Africa-Press – Angola. China is willing to provide new financing to Angola without oil as collateral, says Yu Yong, deputy director general of the Chinese Ministry of Foreign Affairs. According to him, demonizing Africa’s debt to China is a narrative created by “Western experts” that distorts what development financing is.
The use of oil as collateral in the contract should be a proposed option for Angola and not for China, according to Yu Yong, one of the three deputy directors general of the Chinese Ministry of Foreign Affairs (MFA), during a meeting with Angolan journalists in Beijing.
“If Angola understands that there is a better method, we are happy to hear about it,” added the person also responsible for the Department of African Affairs of the Chinese Ministry of Foreign Affairs, stressing that for a developing economy, debt is a “false issue”, since the country needs financing to develop.
During a conversation with Angolan journalists, on a day dominated by the reciprocal tariffs applied by President Donald Trump, Yu Yong recalled that the US had, at the time, refused a proposal to finance Angola, using oil as collateral, and China offered to “offer” this capital, an investment with which Chinese banks also received money. With this, Angola “achieved great development”, which translated into infrastructure projects and a focus on its productive sector.
China is Angola’s main trading partner in Africa, with trade of USD 18.251 billion in 2024, 36% of the country’s trade. China is, at the same time, Angola’s largest customer, largest supplier and also largest creditor.
“For a developing country, the issue of debt may be false. At the beginning of the reform and opening up, we also borrowed from the World Bank and the Asian Development Bank, but we turned this debt into dynamism for our development,” the government representative explained.
When questioned by Expansão, the Angolan Ministry of Finance said that it “has no elements to confirm Yu Yong’s statement”, clarifying that this “was a financing structure widely used at a time when access to financing was limited in the country”.
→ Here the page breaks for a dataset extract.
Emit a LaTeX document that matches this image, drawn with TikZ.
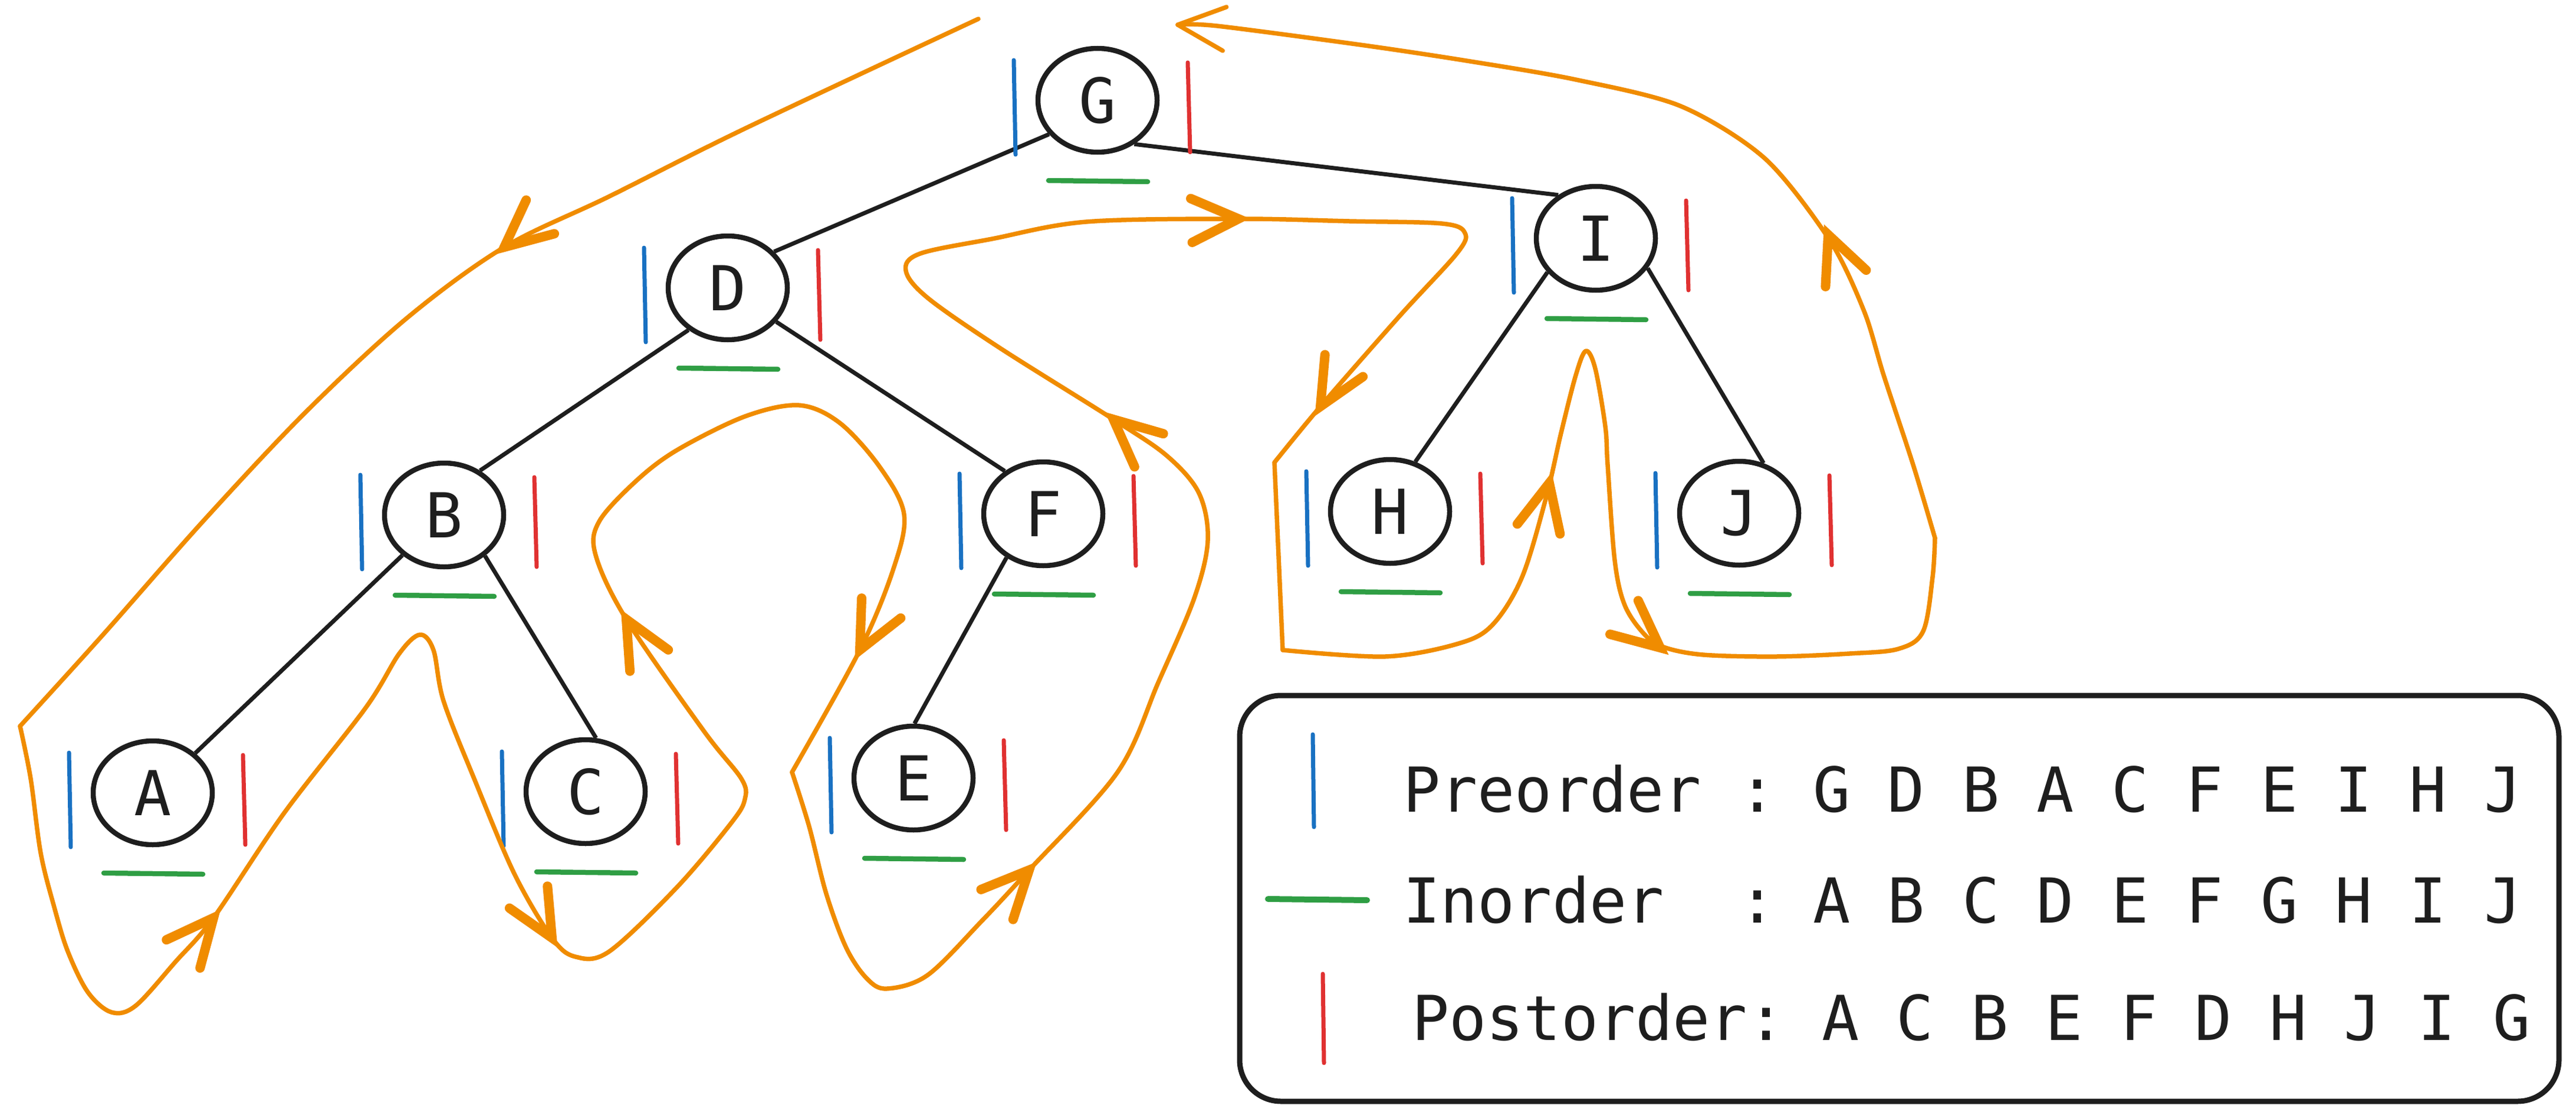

Regarding China’s willingness to negotiate new loans, in a form that may be proposed to Angola without oil as collateral, the ministry led by Vera Daves de Sousa admitted that “new financing may emerge”. However, the “engagement of the [Angolan] State will depend on alignment with the Debt Strategy and the budgetary capacity to implement the initiative”, it clarified.
Last year, Angola signed a financing agreement with China’s Eximbank, securing resources for the country’s Broadband Network Construction Project, equivalent to US$250 million, with interest rates of 2% and a repayment period of 20 years.
Momentum to pay collateralized debt
Angola’s debt to China fell by 35% between 2020 and 2024, from USD 21,993.1 million to USD 14,353.6 million, according to calculations by Expansão based on external statistics from the National Bank of Angola. The debt collateralized by oil, as Expansão wrote in its March 21 edition, “also sank in this period to USD 9,029.4 million, the first time it has fallen below double digits since 2015”. If this continues, as Dorivaldo Teixeira, director of the Debt Management Unit of the Ministry of Finance, admitted in January in the presentation of the Annual Debt Program for 2025, the debt to the Asian giant, the only country with which Angola has a debt collateralized by oil, could be “completely repaid” in 2028.
Regarding Angola’s drive to pay off its debt to China, the deputy director of the Ministry of Foreign Affairs called for an alert regarding what he called the “aid trap” and the debt to Western funds, through which Angola obtains money that is not invested in the productive sector. Asked by Expansão to identify these funds, Yu Yong declined to respond. “They are open funds, they are public, we do not want to name names,” he replied.
At the Forum on China-Africa Cooperation (FOCAC) summit in Beijing in September last year, President Xi Jinping pledged to increase support for the continent, with a $50.7 billion funding commitment that countered speculation about waning interest in the continent.